WHAT IS REQUIRED:
Pictures stay out. Extract the lines below from the first one through the line with "import * as", both included.

DATA SHOWN:
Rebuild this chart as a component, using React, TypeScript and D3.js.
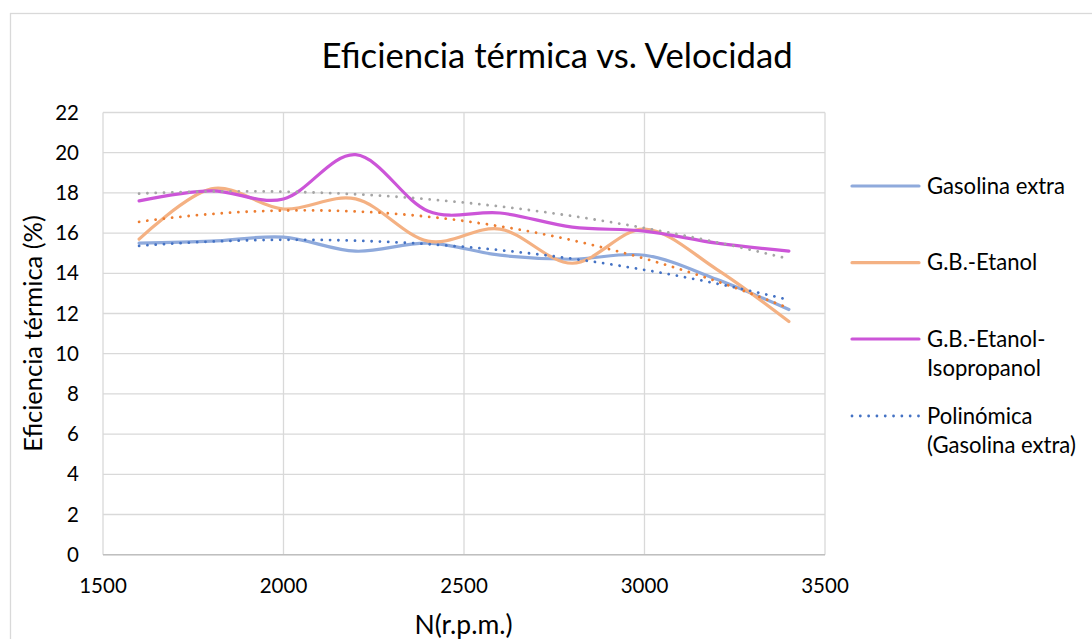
import React from "react";
import * as d3 from "d3";

// Engine speed (rpm) and thermal efficiency (%) for each fuel blend
const rpm = [1600, 1800, 2000, 2200, 2400, 2600, 2800, 3000, 3200, 3400];
const gasolinaExtra = [15.5, 15.6, 15.8, 15.1, 15.5, 14.9, 14.7, 14.9, 13.7, 12.2];
const gbEtanol = [15.7, 18.2, 17.2, 17.7, 15.6, 16.2, 14.5, 16.2, 14.2, 11.6];
const gbEtanolIsopropanol = [17.6, 18.1, 17.7, 19.9, 17.1, 17.0, 16.3, 16.1, 15.5, 15.1];

const xTicks = [1500, 2000, 2500, 3000, 3500];
const yTicks = [0, 2, 4, 6, 8, 10, 12, 14, 16, 18, 20, 22];

const title = "Eficiencia térmica vs. Velocidad";
const xTitle = "N(r.p.m.)";
const yTitle = "Eficiencia térmica (%)";

const FONT = "Lato, 'Open Sans', sans-serif";

// Least-squares polynomial fit (like a spreadsheet "polynomial" trendline)
function polyfit(xs: number[], ys: number[], order: number) {
  const x0 = d3.mean(xs)!;
  const s = 100;
  const n = order + 1;
  const A: number[][] = Array.from({ length: n }, () => new Array(n + 1).fill(0));
  xs.forEach((xv, k) => {
    const t = (xv - x0) / s;
    for (let i = 0; i < n; i++) {
      for (let j = 0; j < n; j++) A[i][j] += Math.pow(t, i + j);
      A[i][n] += Math.pow(t, i) * ys[k];
    }
  });
  for (let i = 0; i < n; i++) {
    let p = i;
    for (let r = i + 1; r < n; r++) if (Math.abs(A[r][i]) > Math.abs(A[p][i])) p = r;
    [A[i], A[p]] = [A[p], A[i]];
    for (let r = 0; r < n; r++) {
      if (r === i) continue;
      const f = A[r][i] / A[i][i];
      for (let c = i; c <= n; c++) A[r][c] -= f * A[i][c];
    }
  }
  const coef = A.map((row, i) => row[n] / row[i]);
  return (xv: number) => {
    const t = (xv - x0) / s;
    return coef.reduce((acc, c, i) => acc + c * Math.pow(t, i), 0);
  };
}

const series = [
  { name: "Gasolina extra", values: gasolinaExtra, color: "#8FAADC", trend: "#4472C4" },
  { name: "G.B.-Etanol", values: gbEtanol, color: "#F4B183", trend: "#ED7D31" },
  { name: "G.B.-Etanol-Isopropanol", values: gbEtanolIsopropanol, color: "#CC55D8", trend: "#A5A5A5" },
];

const legendItems = [
  { lines: ["Gasolina extra"], color: "#8FAADC", dotted: false },
  { lines: ["G.B.-Etanol"], color: "#F4B183", dotted: false },
  { lines: ["G.B.-Etanol-", "Isopropanol"], color: "#CC55D8", dotted: false },
  { lines: ["Polinómica", "(Gasolina extra)"], color: "#4472C4", dotted: true },
];

export default function App() {
  const W = 1092;
  const H = 639;
  const x = d3.scaleLinear().domain([1500, 3500]).range([103, 825]);
  const y = d3.scaleLinear().domain([0, 22]).range([554.7, 112.5]);

  const smooth = d3
    .line<[number, number]>()
    .x((d) => x(d[0]))
    .y((d) => y(d[1]))
    .curve(d3.curveCardinal.tension(0));

  const straight = d3
    .line<[number, number]>()
    .x((d) => x(d[0]))
    .y((d) => y(d[1]));

  const xMin = d3.min(rpm)!;
  const xMax = d3.max(rpm)!;
  const samples = d3.range(0, 121).map((i) => xMin + ((xMax - xMin) * i) / 120);

  const dotted = { strokeWidth: 2.8, strokeLinecap: "round" as const, strokeDasharray: "0.01 8.3" };

  return (
    <svg
      width={W}
      height={H}
      style={{ position: "absolute", left: 0, top: 0, background: "#fff" }}
      fontFamily={FONT}
    >
      <rect x={0} y={0} width={W} height={H} fill="#fff" />
      <rect x={10.5} y={13.5} width={W + 20} height={H + 20} fill="none" stroke="#D9D9D9" strokeWidth={1.3} />

      <text x={557} y={67.5} textAnchor="middle" fontSize={34.7} fill="#000">
        {title}
      </text>

      {/* grid */}
      {yTicks.map((t) => (
        <line key={"gy" + t} x1={x(1500)} x2={x(3500)} y1={y(t)} y2={y(t)} stroke="#D9D9D9" strokeWidth={1.3} />
      ))}
      {xTicks.map((t) => (
        <line key={"gx" + t} x1={x(t)} x2={x(t)} y1={y(0)} y2={y(22)} stroke="#D9D9D9" strokeWidth={1.3} />
      ))}
      <line x1={x(1500)} x2={x(3500)} y1={y(0)} y2={y(0)} stroke="#BFBFBF" strokeWidth={1.5} />

      {/* tick labels */}
      {yTicks.map((t) => (
        <text key={"ty" + t} x={79} y={y(t) + 7} textAnchor="end" fontSize={20.5} fill="#000">
          {t}
        </text>
      ))}
      {xTicks.map((t) => (
        <text key={"tx" + t} x={x(t)} y={593} textAnchor="middle" fontSize={20.5} fill="#000">
          {t}
        </text>
      ))}

      <text x={463.5} y={634} textAnchor="middle" fontSize={26.5} fill="#000">
        {xTitle}
      </text>
      <text transform="translate(42,333.5) rotate(-90)" textAnchor="middle" fontSize={25.5} fill="#000">
        {yTitle}
      </text>

      {/* data series */}
      {series.map((s) => (
        <path
          key={s.name}
          d={smooth(rpm.map((r, i) => [r, s.values[i]] as [number, number])) || ""}
          fill="none"
          stroke={s.color}
          strokeWidth={3.2}
          strokeLinejoin="round"
          strokeLinecap="round"
        />
      ))}

      {/* second-order polynomial trendlines */}
      {series.map((s) => {
        const f = polyfit(rpm, s.values, 2);
        return (
          <path
            key={"trend" + s.name}
            d={straight(samples.map((r) => [r, f(r)] as [number, number])) || ""}
            fill="none"
            stroke={s.trend}
            {...dotted}
          />
        );
      })}

      {/* legend */}
      {legendItems.map((item, i) => {
        const ly = [186, 262.7, 339, 416][i];
        return (
          <g key={"lg" + i}>
            <line
              x1={852}
              x2={919}
              y1={ly}
              y2={ly}
              stroke={item.color}
              strokeWidth={item.dotted ? 2.8 : 3.2}
              strokeLinecap="round"
              strokeDasharray={item.dotted ? "0.01 8.3" : undefined}
            />
            {item.lines.map((ln, j) => (
              <text key={j} x={927} y={ly + 7.5 + j * 29} fontSize={22.1} fill="#000">
                {ln}
              </text>
            ))}
          </g>
        );
      })}
    </svg>
  );
}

SOLUTION BELOW:
Rebuild this chart as a component, using React, TypeScript and D3.js.
import React from "react";
import * as d3 from "d3";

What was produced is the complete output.